◆ SHORT EXERCISE
Each line below must be set down exactly; omit any image you find.

[start DATA]

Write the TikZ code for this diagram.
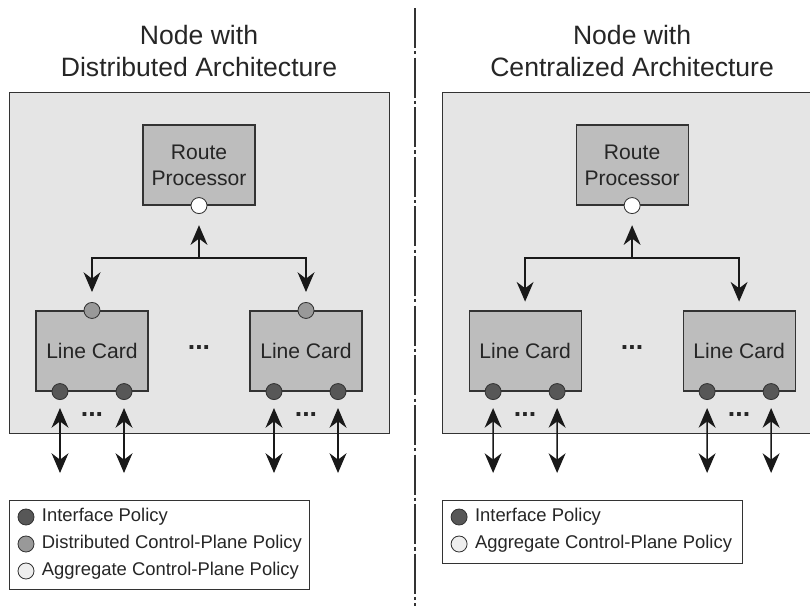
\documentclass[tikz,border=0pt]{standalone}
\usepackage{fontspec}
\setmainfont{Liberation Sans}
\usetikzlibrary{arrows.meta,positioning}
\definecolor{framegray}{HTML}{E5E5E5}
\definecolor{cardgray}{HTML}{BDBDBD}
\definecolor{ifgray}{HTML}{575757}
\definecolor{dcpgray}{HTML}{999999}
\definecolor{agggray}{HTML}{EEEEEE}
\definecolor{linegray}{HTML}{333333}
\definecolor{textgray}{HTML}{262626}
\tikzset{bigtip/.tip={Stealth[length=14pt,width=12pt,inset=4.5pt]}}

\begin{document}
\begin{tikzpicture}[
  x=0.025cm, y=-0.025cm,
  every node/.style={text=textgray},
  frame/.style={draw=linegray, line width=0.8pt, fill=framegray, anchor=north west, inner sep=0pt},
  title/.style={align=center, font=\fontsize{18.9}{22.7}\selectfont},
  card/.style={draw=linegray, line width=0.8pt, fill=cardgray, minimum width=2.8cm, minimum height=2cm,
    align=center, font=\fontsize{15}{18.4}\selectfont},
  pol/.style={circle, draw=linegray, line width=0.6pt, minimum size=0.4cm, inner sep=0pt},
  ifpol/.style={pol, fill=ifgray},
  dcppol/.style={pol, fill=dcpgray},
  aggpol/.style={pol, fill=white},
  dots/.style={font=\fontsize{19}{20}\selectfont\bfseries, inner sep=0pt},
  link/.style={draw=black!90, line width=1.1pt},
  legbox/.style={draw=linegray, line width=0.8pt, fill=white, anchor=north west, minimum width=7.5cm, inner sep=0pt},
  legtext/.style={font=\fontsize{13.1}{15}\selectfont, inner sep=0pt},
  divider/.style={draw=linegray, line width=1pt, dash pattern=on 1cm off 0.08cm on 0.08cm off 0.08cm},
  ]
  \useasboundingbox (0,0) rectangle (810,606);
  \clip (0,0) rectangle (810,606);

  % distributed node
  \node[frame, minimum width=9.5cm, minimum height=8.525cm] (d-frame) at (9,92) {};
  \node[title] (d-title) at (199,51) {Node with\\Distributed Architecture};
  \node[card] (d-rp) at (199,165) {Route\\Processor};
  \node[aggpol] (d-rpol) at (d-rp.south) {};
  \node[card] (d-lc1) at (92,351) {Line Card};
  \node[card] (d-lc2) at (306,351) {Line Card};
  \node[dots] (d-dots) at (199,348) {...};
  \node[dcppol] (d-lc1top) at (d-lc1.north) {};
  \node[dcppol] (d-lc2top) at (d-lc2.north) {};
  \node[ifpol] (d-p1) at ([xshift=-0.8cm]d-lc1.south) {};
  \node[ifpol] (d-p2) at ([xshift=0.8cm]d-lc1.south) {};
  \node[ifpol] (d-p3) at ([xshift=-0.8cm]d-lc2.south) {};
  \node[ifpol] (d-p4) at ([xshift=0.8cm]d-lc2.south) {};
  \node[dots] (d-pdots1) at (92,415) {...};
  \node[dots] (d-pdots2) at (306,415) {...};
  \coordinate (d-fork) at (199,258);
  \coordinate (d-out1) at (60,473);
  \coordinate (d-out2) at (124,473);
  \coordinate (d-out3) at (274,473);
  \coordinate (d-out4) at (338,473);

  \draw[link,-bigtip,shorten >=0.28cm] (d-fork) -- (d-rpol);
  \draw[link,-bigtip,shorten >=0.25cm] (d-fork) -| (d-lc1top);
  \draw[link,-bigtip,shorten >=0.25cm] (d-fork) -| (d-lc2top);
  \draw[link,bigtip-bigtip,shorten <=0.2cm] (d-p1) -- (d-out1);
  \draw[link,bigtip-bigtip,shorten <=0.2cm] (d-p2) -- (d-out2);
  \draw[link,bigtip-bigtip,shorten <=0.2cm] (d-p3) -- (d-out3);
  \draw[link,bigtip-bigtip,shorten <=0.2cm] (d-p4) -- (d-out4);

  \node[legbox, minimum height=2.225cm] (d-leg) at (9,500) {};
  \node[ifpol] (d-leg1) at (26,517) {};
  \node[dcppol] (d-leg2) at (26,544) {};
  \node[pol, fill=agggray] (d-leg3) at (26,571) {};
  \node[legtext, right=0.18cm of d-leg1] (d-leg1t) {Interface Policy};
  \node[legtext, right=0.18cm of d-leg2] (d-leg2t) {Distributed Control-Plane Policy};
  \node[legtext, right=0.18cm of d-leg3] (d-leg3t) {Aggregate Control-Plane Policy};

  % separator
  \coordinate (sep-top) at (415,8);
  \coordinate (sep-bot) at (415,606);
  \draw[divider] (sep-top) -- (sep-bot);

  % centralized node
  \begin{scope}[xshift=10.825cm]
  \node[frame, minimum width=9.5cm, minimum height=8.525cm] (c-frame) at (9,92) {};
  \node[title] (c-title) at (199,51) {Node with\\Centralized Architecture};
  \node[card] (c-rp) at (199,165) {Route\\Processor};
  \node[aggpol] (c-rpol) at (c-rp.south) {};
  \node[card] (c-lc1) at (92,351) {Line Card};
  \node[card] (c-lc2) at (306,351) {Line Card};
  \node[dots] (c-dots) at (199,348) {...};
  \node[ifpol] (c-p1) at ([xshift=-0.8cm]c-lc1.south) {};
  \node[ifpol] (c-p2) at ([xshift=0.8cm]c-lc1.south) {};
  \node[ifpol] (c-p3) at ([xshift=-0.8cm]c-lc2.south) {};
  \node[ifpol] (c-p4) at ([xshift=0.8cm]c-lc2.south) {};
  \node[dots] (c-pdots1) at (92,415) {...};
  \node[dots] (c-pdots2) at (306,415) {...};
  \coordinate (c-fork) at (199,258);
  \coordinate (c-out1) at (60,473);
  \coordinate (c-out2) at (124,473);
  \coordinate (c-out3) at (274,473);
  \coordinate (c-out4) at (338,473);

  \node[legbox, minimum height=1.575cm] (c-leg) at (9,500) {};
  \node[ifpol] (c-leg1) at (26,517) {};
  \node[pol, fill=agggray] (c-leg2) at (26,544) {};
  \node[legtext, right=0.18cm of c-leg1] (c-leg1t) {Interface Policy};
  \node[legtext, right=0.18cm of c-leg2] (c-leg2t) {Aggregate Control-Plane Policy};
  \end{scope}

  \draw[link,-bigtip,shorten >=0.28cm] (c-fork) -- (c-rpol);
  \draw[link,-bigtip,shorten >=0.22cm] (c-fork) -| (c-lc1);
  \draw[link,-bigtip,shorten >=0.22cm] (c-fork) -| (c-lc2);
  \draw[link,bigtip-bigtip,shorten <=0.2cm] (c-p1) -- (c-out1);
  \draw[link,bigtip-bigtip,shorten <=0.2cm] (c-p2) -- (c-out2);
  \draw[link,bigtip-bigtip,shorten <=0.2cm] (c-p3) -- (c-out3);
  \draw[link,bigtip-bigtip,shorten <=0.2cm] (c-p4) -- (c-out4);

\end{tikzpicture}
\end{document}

[end DATA]

◆ CORRECT RESPONSE
Write the TikZ code for this diagram.
\documentclass[tikz,border=0pt]{standalone}
\usepackage{fontspec}
\setmainfont{Liberation Sans}
\usetikzlibrary{arrows.meta,positioning}
\definecolor{framegray}{HTML}{E5E5E5}
\definecolor{cardgray}{HTML}{BDBDBD}
\definecolor{ifgray}{HTML}{575757}
\definecolor{dcpgray}{HTML}{999999}
\definecolor{agggray}{HTML}{EEEEEE}
\definecolor{linegray}{HTML}{333333}
\definecolor{textgray}{HTML}{262626}
\tikzset{bigtip/.tip={Stealth[length=14pt,width=12pt,inset=4.5pt]}}

\begin{document}
\begin{tikzpicture}[
  x=0.025cm, y=-0.025cm,
  every node/.style={text=textgray},
  frame/.style={draw=linegray, line width=0.8pt, fill=framegray, anchor=north west, inner sep=0pt},
  title/.style={align=center, font=\fontsize{18.9}{22.7}\selectfont},
  card/.style={draw=linegray, line width=0.8pt, fill=cardgray, minimum width=2.8cm, minimum height=2cm,
    align=center, font=\fontsize{15}{18.4}\selectfont},
  pol/.style={circle, draw=linegray, line width=0.6pt, minimum size=0.4cm, inner sep=0pt},
  ifpol/.style={pol, fill=ifgray},
  dcppol/.style={pol, fill=dcpgray},
  aggpol/.style={pol, fill=white},
  dots/.style={font=\fontsize{19}{20}\selectfont\bfseries, inner sep=0pt},
  link/.style={draw=black!90, line width=1.1pt},
  legbox/.style={draw=linegray, line width=0.8pt, fill=white, anchor=north west, minimum width=7.5cm, inner sep=0pt},
  legtext/.style={font=\fontsize{13.1}{15}\selectfont, inner sep=0pt},
  divider/.style={draw=linegray, line width=1pt, dash pattern=on 1cm off 0.08cm on 0.08cm off 0.08cm},
  ]
  \useasboundingbox (0,0) rectangle (810,606);
  \clip (0,0) rectangle (810,606);

  % distributed node
  \node[frame, minimum width=9.5cm, minimum height=8.525cm] (d-frame) at (9,92) {};
  \node[title] (d-title) at (199,51) {Node with\\Distributed Architecture};
  \node[card] (d-rp) at (199,165) {Route\\Processor};
  \node[aggpol] (d-rpol) at (d-rp.south) {};
  \node[card] (d-lc1) at (92,351) {Line Card};
  \node[card] (d-lc2) at (306,351) {Line Card};
  \node[dots] (d-dots) at (199,348) {...};
  \node[dcppol] (d-lc1top) at (d-lc1.north) {};
  \node[dcppol] (d-lc2top) at (d-lc2.north) {};
  \node[ifpol] (d-p1) at ([xshift=-0.8cm]d-lc1.south) {};
  \node[ifpol] (d-p2) at ([xshift=0.8cm]d-lc1.south) {};
  \node[ifpol] (d-p3) at ([xshift=-0.8cm]d-lc2.south) {};
  \node[ifpol] (d-p4) at ([xshift=0.8cm]d-lc2.south) {};
  \node[dots] (d-pdots1) at (92,415) {...};
  \node[dots] (d-pdots2) at (306,415) {...};
  \coordinate (d-fork) at (199,258);
  \coordinate (d-out1) at (60,473);
  \coordinate (d-out2) at (124,473);
  \coordinate (d-out3) at (274,473);
  \coordinate (d-out4) at (338,473);

  \draw[link,-bigtip,shorten >=0.28cm] (d-fork) -- (d-rpol);
  \draw[link,-bigtip,shorten >=0.25cm] (d-fork) -| (d-lc1top);
  \draw[link,-bigtip,shorten >=0.25cm] (d-fork) -| (d-lc2top);
  \draw[link,bigtip-bigtip,shorten <=0.2cm] (d-p1) -- (d-out1);
  \draw[link,bigtip-bigtip,shorten <=0.2cm] (d-p2) -- (d-out2);
  \draw[link,bigtip-bigtip,shorten <=0.2cm] (d-p3) -- (d-out3);
  \draw[link,bigtip-bigtip,shorten <=0.2cm] (d-p4) -- (d-out4);

  \node[legbox, minimum height=2.225cm] (d-leg) at (9,500) {};
  \node[ifpol] (d-leg1) at (26,517) {};
  \node[dcppol] (d-leg2) at (26,544) {};
  \node[pol, fill=agggray] (d-leg3) at (26,571) {};
  \node[legtext, right=0.18cm of d-leg1] (d-leg1t) {Interface Policy};
  \node[legtext, right=0.18cm of d-leg2] (d-leg2t) {Distributed Control-Plane Policy};
  \node[legtext, right=0.18cm of d-leg3] (d-leg3t) {Aggregate Control-Plane Policy};

  % separator
  \coordinate (sep-top) at (415,8);
  \coordinate (sep-bot) at (415,606);
  \draw[divider] (sep-top) -- (sep-bot);

  % centralized node
  \begin{scope}[xshift=10.825cm]
  \node[frame, minimum width=9.5cm, minimum height=8.525cm] (c-frame) at (9,92) {};
  \node[title] (c-title) at (199,51) {Node with\\Centralized Architecture};
  \node[card] (c-rp) at (199,165) {Route\\Processor};
  \node[aggpol] (c-rpol) at (c-rp.south) {};
  \node[card] (c-lc1) at (92,351) {Line Card};
  \node[card] (c-lc2) at (306,351) {Line Card};
  \node[dots] (c-dots) at (199,348) {...};
  \node[ifpol] (c-p1) at ([xshift=-0.8cm]c-lc1.south) {};
  \node[ifpol] (c-p2) at ([xshift=0.8cm]c-lc1.south) {};
  \node[ifpol] (c-p3) at ([xshift=-0.8cm]c-lc2.south) {};
  \node[ifpol] (c-p4) at ([xshift=0.8cm]c-lc2.south) {};
  \node[dots] (c-pdots1) at (92,415) {...};
  \node[dots] (c-pdots2) at (306,415) {...};
  \coordinate (c-fork) at (199,258);
  \coordinate (c-out1) at (60,473);
  \coordinate (c-out2) at (124,473);
  \coordinate (c-out3) at (274,473);
  \coordinate (c-out4) at (338,473);

  \node[legbox, minimum height=1.575cm] (c-leg) at (9,500) {};
  \node[ifpol] (c-leg1) at (26,517) {};
  \node[pol, fill=agggray] (c-leg2) at (26,544) {};
  \node[legtext, right=0.18cm of c-leg1] (c-leg1t) {Interface Policy};
  \node[legtext, right=0.18cm of c-leg2] (c-leg2t) {Aggregate Control-Plane Policy};
  \end{scope}

  \draw[link,-bigtip,shorten >=0.28cm] (c-fork) -- (c-rpol);
  \draw[link,-bigtip,shorten >=0.22cm] (c-fork) -| (c-lc1);
  \draw[link,-bigtip,shorten >=0.22cm] (c-fork) -| (c-lc2);
  \draw[link,bigtip-bigtip,shorten <=0.2cm] (c-p1) -- (c-out1);
  \draw[link,bigtip-bigtip,shorten <=0.2cm] (c-p2) -- (c-out2);
  \draw[link,bigtip-bigtip,shorten <=0.2cm] (c-p3) -- (c-out3);
  \draw[link,bigtip-bigtip,shorten <=0.2cm] (c-p4) -- (c-out4);

\end{tikzpicture}
\end{document}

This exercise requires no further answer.